WHAT IS REQUIRED → The data below should be printed in full, exactly, and without any of its images.

SUPPLIED INFORMATION →
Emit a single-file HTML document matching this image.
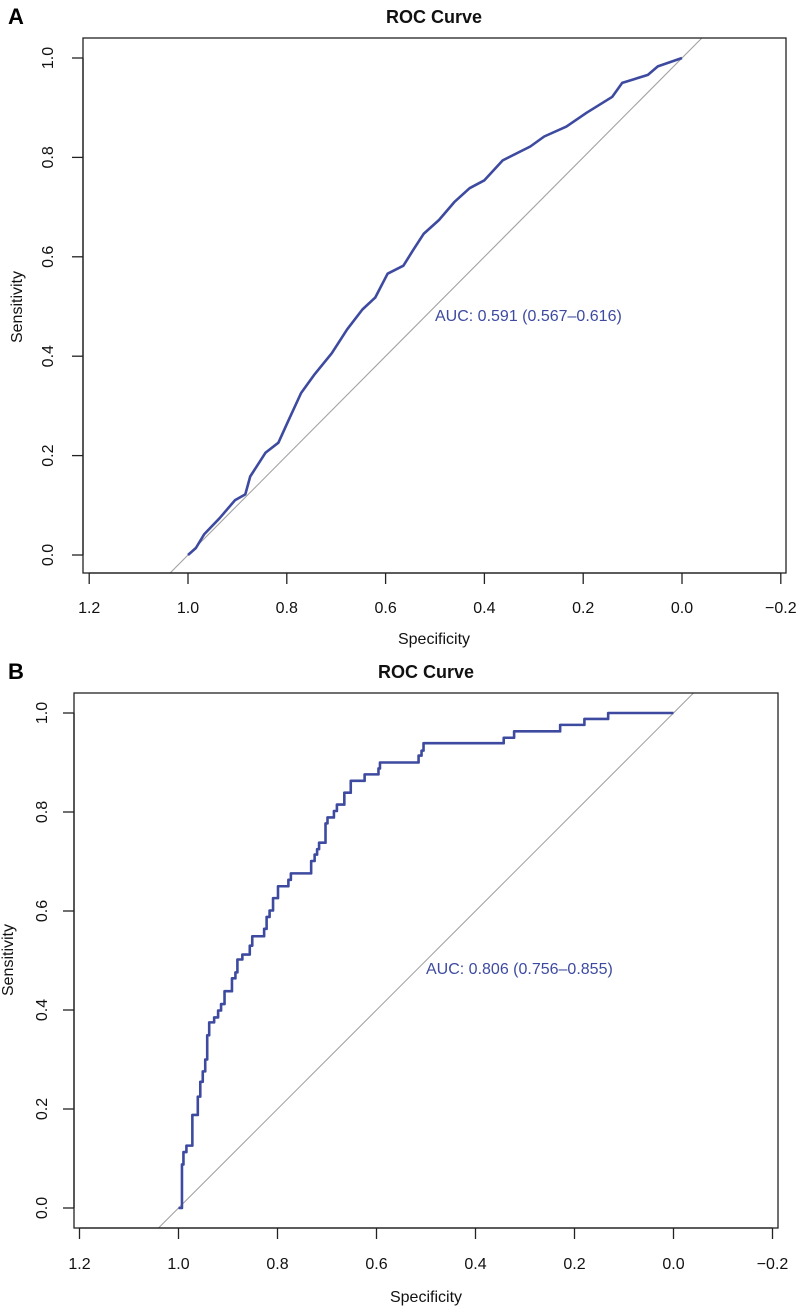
<!DOCTYPE html>
<html><head><meta charset="utf-8">
<style>
html,body{margin:0;padding:0;background:#fff;}
svg{display:block;font-family:"Liberation Sans",Arial,sans-serif;}
</style></head>
<body>
<svg id="fig" width="800" height="1306" viewBox="0 0 800 1306" xmlns="http://www.w3.org/2000/svg"></svg>
<script>
// Panel A data (specificity, sensitivity)
const specA = [1.0,0.984,0.967,0.936,0.905,0.884,0.874,0.843,0.817,0.797,0.771,0.745,0.709,0.678,0.647,0.621,0.596,0.564,0.544,0.523,0.492,0.461,0.430,0.400,0.363,0.307,0.279,0.234,0.193,0.141,0.121,0.069,0.049,0.0];
const sensA = [0.0,0.014,0.042,0.074,0.110,0.122,0.158,0.206,0.226,0.270,0.326,0.362,0.406,0.454,0.494,0.518,0.566,0.582,0.614,0.646,0.674,0.710,0.738,0.754,0.794,0.822,0.842,0.862,0.890,0.922,0.950,0.966,0.983,1.0];
// Panel B step data: horizontal to spec, then vertical to sens
const specB = [0.993,0.990,0.984,0.972,0.961,0.956,0.951,0.946,0.942,0.938,0.928,0.920,0.914,0.907,0.892,0.885,0.881,0.871,0.856,0.851,0.827,0.822,0.816,0.809,0.799,0.778,0.773,0.732,0.725,0.720,0.716,0.703,0.699,0.686,0.680,0.665,0.652,0.624,0.596,0.593,0.515,0.509,0.505,0.343,0.322,0.229,0.180,0.132,0.0];
const sensB = [0.088,0.113,0.126,0.188,0.225,0.255,0.276,0.300,0.349,0.375,0.385,0.399,0.412,0.438,0.464,0.476,0.502,0.512,0.530,0.549,0.564,0.588,0.601,0.626,0.650,0.663,0.676,0.701,0.714,0.725,0.738,0.777,0.789,0.802,0.815,0.839,0.863,0.876,0.888,0.900,0.914,0.924,0.939,0.950,0.963,0.976,0.988,1.0,1.0];
const xTicks = [1.2,1.0,0.8,0.6,0.4,0.2,0.0,-0.2];
const xTickLabels = ["1.2","1.0","0.8","0.6","0.4","0.2","0.0","\u22120.2"];
const yTicks = [0.0,0.2,0.4,0.6,0.8,1.0];
const yTickLabels = ["0.0","0.2","0.4","0.6","0.8","1.0"];

const NS="http://www.w3.org/2000/svg";
const svg=document.getElementById('fig');
function mk(tag,attrs,parent,text){const e=document.createElementNS(NS,tag);for(const k in attrs)e.setAttribute(k,attrs[k]);if(text!==undefined)e.textContent=text;(parent||svg).appendChild(e);return e;}

function panel(cfg){
  const g=mk('g',{});
  
  
  const X=v=>cfg.x0-cfg.kx*v, Y=v=>cfg.y0-cfg.ky*v;
  const clipId='clip'+cfg.id;
  const cp=mk('clipPath',{id:clipId},g);
  mk('rect',{x:cfg.bx0,y:cfg.by0,width:cfg.bx1-cfg.bx0,height:cfg.by1-cfg.by0},cp);
  // diagonal
  const d=mk('line',{x1:X(1.2),y1:Y(-0.2),x2:X(-0.2),y2:Y(1.2),stroke:'#a3a3a3','stroke-width':1.1,'clip-path':'url(#'+clipId+')'},g);
  
  
  // curve
  let p='';
  if(cfg.step){
    p='M'+X(1)+','+Y(0);
    for(let i=0;i<cfg.spec.length;i++){p+=' H'+X(cfg.spec[i])+' V'+Y(cfg.sens[i]);}
  } else {
    for(let i=0;i<cfg.spec.length;i++){p+=(i?' L':'M')+X(cfg.spec[i]).toFixed(1)+','+Y(cfg.sens[i]).toFixed(1);}
  }
  const c=mk('path',{d:p,fill:'none',stroke:'#3d4aa0','stroke-width':2.6,'stroke-linejoin':'round'},g);
  
  
  // box
  const b=mk('rect',{x:cfg.bx0,y:cfg.by0,width:cfg.bx1-cfg.bx0,height:cfg.by1-cfg.by0,fill:'none',stroke:'#222','stroke-width':1.3},g);
  
  
  // x axis
  const xa=mk('g',{},g);
  
  
  mk('line',{x1:X(1.2),x2:X(-0.2),y1:cfg.by1,y2:cfg.by1,stroke:'#222','stroke-width':1.3},xa);
  xTicks.forEach((v,i)=>{
    mk('line',{x1:X(v),x2:X(v),y1:cfg.by1,y2:cfg.by1+11,stroke:'#222','stroke-width':1.3},xa);
    const t=mk('text',{x:X(v),y:cfg.xly,'text-anchor':'middle','font-size':16,fill:'#111'},xa,xTickLabels[i]);
    
    
  });
  // y axis
  const ya=mk('g',{},g);
  
  
  mk('line',{x1:cfg.bx0,x2:cfg.bx0,y1:Y(0),y2:Y(1),stroke:'#222','stroke-width':1.3},ya);
  yTicks.forEach((v,i)=>{
    mk('line',{x1:cfg.bx0-11,x2:cfg.bx0,y1:Y(v),y2:Y(v),stroke:'#222','stroke-width':1.3},ya);
    const t=mk('text',{x:cfg.ylx,y:Y(v),'text-anchor':'middle','font-size':16,fill:'#111',transform:'rotate(-90 '+cfg.ylx+' '+Y(v)+')'},ya,yTickLabels[i]);
    
    
  });
  const tt=mk('text',{x:cfg.tx,y:cfg.ty,'text-anchor':'middle','font-size':18,'font-weight':'bold',fill:'#111'},g,'ROC Curve');
  
  
  const pl=mk('text',{x:8,y:cfg.ty+1,'font-size':22,'font-weight':'bold',fill:'#000'},g,cfg.id);
  
  
  const xt=mk('text',{x:cfg.tx,y:cfg.xty,'text-anchor':'middle','font-size':16,fill:'#111'},g,'Specificity');
  
  
  const yt=mk('text',{x:cfg.ytx,y:cfg.yty,'text-anchor':'middle','font-size':16,fill:'#111',transform:'rotate(-90 '+cfg.ytx+' '+cfg.yty+')'},g,'Sensitivity');
  
  
  const au=mk('text',{x:cfg.ax,y:cfg.ay,'font-size':16,fill:'#3d4aa0'},g,cfg.auc);
  
  
}

panel({id:'A',x0:682,kx:494,y0:555,ky:497,bx0:83,bx1:786,by0:38,by1:573,xly:613,ylx:53,tx:434,ty:23,xty:644,ytx:22,yty:307,ax:435,ay:321,
  spec:specA,sens:sensA,step:false,auc:'AUC: 0.591 (0.567\u20130.616)'});
panel({id:'B',x0:673.5,kx:495,y0:1208,ky:495,bx0:74,bx1:778,by0:693,by1:1228,xly:1269,ylx:47,tx:426,ty:678,xty:1302,ytx:13,yty:960,ax:426,ay:974,
  spec:specB,sens:sensB,step:true,auc:'AUC: 0.806 (0.756\u20130.855)'});
</script>
</body></html>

OUTPUT OF THE TASK →
Emit a single-file HTML document matching this image.
<!DOCTYPE html>
<html><head><meta charset="utf-8">
<style>
html,body{margin:0;padding:0;background:#fff;}
svg{display:block;font-family:"Liberation Sans",Arial,sans-serif;}
</style></head>
<body>
<svg id="fig" width="800" height="1306" viewBox="0 0 800 1306" xmlns="http://www.w3.org/2000/svg"></svg>
<script>
// Panel A data (specificity, sensitivity)
const specA = [1.0,0.984,0.967,0.936,0.905,0.884,0.874,0.843,0.817,0.797,0.771,0.745,0.709,0.678,0.647,0.621,0.596,0.564,0.544,0.523,0.492,0.461,0.430,0.400,0.363,0.307,0.279,0.234,0.193,0.141,0.121,0.069,0.049,0.0];
const sensA = [0.0,0.014,0.042,0.074,0.110,0.122,0.158,0.206,0.226,0.270,0.326,0.362,0.406,0.454,0.494,0.518,0.566,0.582,0.614,0.646,0.674,0.710,0.738,0.754,0.794,0.822,0.842,0.862,0.890,0.922,0.950,0.966,0.983,1.0];
// Panel B step data: horizontal to spec, then vertical to sens
const specB = [0.993,0.990,0.984,0.972,0.961,0.956,0.951,0.946,0.942,0.938,0.928,0.920,0.914,0.907,0.892,0.885,0.881,0.871,0.856,0.851,0.827,0.822,0.816,0.809,0.799,0.778,0.773,0.732,0.725,0.720,0.716,0.703,0.699,0.686,0.680,0.665,0.652,0.624,0.596,0.593,0.515,0.509,0.505,0.343,0.322,0.229,0.180,0.132,0.0];
const sensB = [0.088,0.113,0.126,0.188,0.225,0.255,0.276,0.300,0.349,0.375,0.385,0.399,0.412,0.438,0.464,0.476,0.502,0.512,0.530,0.549,0.564,0.588,0.601,0.626,0.650,0.663,0.676,0.701,0.714,0.725,0.738,0.777,0.789,0.802,0.815,0.839,0.863,0.876,0.888,0.900,0.914,0.924,0.939,0.950,0.963,0.976,0.988,1.0,1.0];
const xTicks = [1.2,1.0,0.8,0.6,0.4,0.2,0.0,-0.2];
const xTickLabels = ["1.2","1.0","0.8","0.6","0.4","0.2","0.0","\u22120.2"];
const yTicks = [0.0,0.2,0.4,0.6,0.8,1.0];
const yTickLabels = ["0.0","0.2","0.4","0.6","0.8","1.0"];

const NS="http://www.w3.org/2000/svg";
const svg=document.getElementById('fig');
function mk(tag,attrs,parent,text){const e=document.createElementNS(NS,tag);for(const k in attrs)e.setAttribute(k,attrs[k]);if(text!==undefined)e.textContent=text;(parent||svg).appendChild(e);return e;}

function panel(cfg){
  const g=mk('g',{});
  
  
  const X=v=>cfg.x0-cfg.kx*v, Y=v=>cfg.y0-cfg.ky*v;
  const clipId='clip'+cfg.id;
  const cp=mk('clipPath',{id:clipId},g);
  mk('rect',{x:cfg.bx0,y:cfg.by0,width:cfg.bx1-cfg.bx0,height:cfg.by1-cfg.by0},cp);
  // diagonal
  const d=mk('line',{x1:X(1.2),y1:Y(-0.2),x2:X(-0.2),y2:Y(1.2),stroke:'#a3a3a3','stroke-width':1.1,'clip-path':'url(#'+clipId+')'},g);
  
  
  // curve
  let p='';
  if(cfg.step){
    p='M'+X(1)+','+Y(0);
    for(let i=0;i<cfg.spec.length;i++){p+=' H'+X(cfg.spec[i])+' V'+Y(cfg.sens[i]);}
  } else {
    for(let i=0;i<cfg.spec.length;i++){p+=(i?' L':'M')+X(cfg.spec[i]).toFixed(1)+','+Y(cfg.sens[i]).toFixed(1);}
  }
  const c=mk('path',{d:p,fill:'none',stroke:'#3d4aa0','stroke-width':2.6,'stroke-linejoin':'round'},g);
  
  
  // box
  const b=mk('rect',{x:cfg.bx0,y:cfg.by0,width:cfg.bx1-cfg.bx0,height:cfg.by1-cfg.by0,fill:'none',stroke:'#222','stroke-width':1.3},g);
  
  
  // x axis
  const xa=mk('g',{},g);
  
  
  mk('line',{x1:X(1.2),x2:X(-0.2),y1:cfg.by1,y2:cfg.by1,stroke:'#222','stroke-width':1.3},xa);
  xTicks.forEach((v,i)=>{
    mk('line',{x1:X(v),x2:X(v),y1:cfg.by1,y2:cfg.by1+11,stroke:'#222','stroke-width':1.3},xa);
    const t=mk('text',{x:X(v),y:cfg.xly,'text-anchor':'middle','font-size':16,fill:'#111'},xa,xTickLabels[i]);
    
    
  });
  // y axis
  const ya=mk('g',{},g);
  
  
  mk('line',{x1:cfg.bx0,x2:cfg.bx0,y1:Y(0),y2:Y(1),stroke:'#222','stroke-width':1.3},ya);
  yTicks.forEach((v,i)=>{
    mk('line',{x1:cfg.bx0-11,x2:cfg.bx0,y1:Y(v),y2:Y(v),stroke:'#222','stroke-width':1.3},ya);
    const t=mk('text',{x:cfg.ylx,y:Y(v),'text-anchor':'middle','font-size':16,fill:'#111',transform:'rotate(-90 '+cfg.ylx+' '+Y(v)+')'},ya,yTickLabels[i]);
    
    
  });
  const tt=mk('text',{x:cfg.tx,y:cfg.ty,'text-anchor':'middle','font-size':18,'font-weight':'bold',fill:'#111'},g,'ROC Curve');
  
  
  const pl=mk('text',{x:8,y:cfg.ty+1,'font-size':22,'font-weight':'bold',fill:'#000'},g,cfg.id);
  
  
  const xt=mk('text',{x:cfg.tx,y:cfg.xty,'text-anchor':'middle','font-size':16,fill:'#111'},g,'Specificity');
  
  
  const yt=mk('text',{x:cfg.ytx,y:cfg.yty,'text-anchor':'middle','font-size':16,fill:'#111',transform:'rotate(-90 '+cfg.ytx+' '+cfg.yty+')'},g,'Sensitivity');
  
  
  const au=mk('text',{x:cfg.ax,y:cfg.ay,'font-size':16,fill:'#3d4aa0'},g,cfg.auc);
  
  
}

panel({id:'A',x0:682,kx:494,y0:555,ky:497,bx0:83,bx1:786,by0:38,by1:573,xly:613,ylx:53,tx:434,ty:23,xty:644,ytx:22,yty:307,ax:435,ay:321,
  spec:specA,sens:sensA,step:false,auc:'AUC: 0.591 (0.567\u20130.616)'});
panel({id:'B',x0:673.5,kx:495,y0:1208,ky:495,bx0:74,bx1:778,by0:693,by1:1228,xly:1269,ylx:47,tx:426,ty:678,xty:1302,ytx:13,yty:960,ax:426,ay:974,
  spec:specB,sens:sensB,step:true,auc:'AUC: 0.806 (0.756\u20130.855)'});
</script>
</body></html>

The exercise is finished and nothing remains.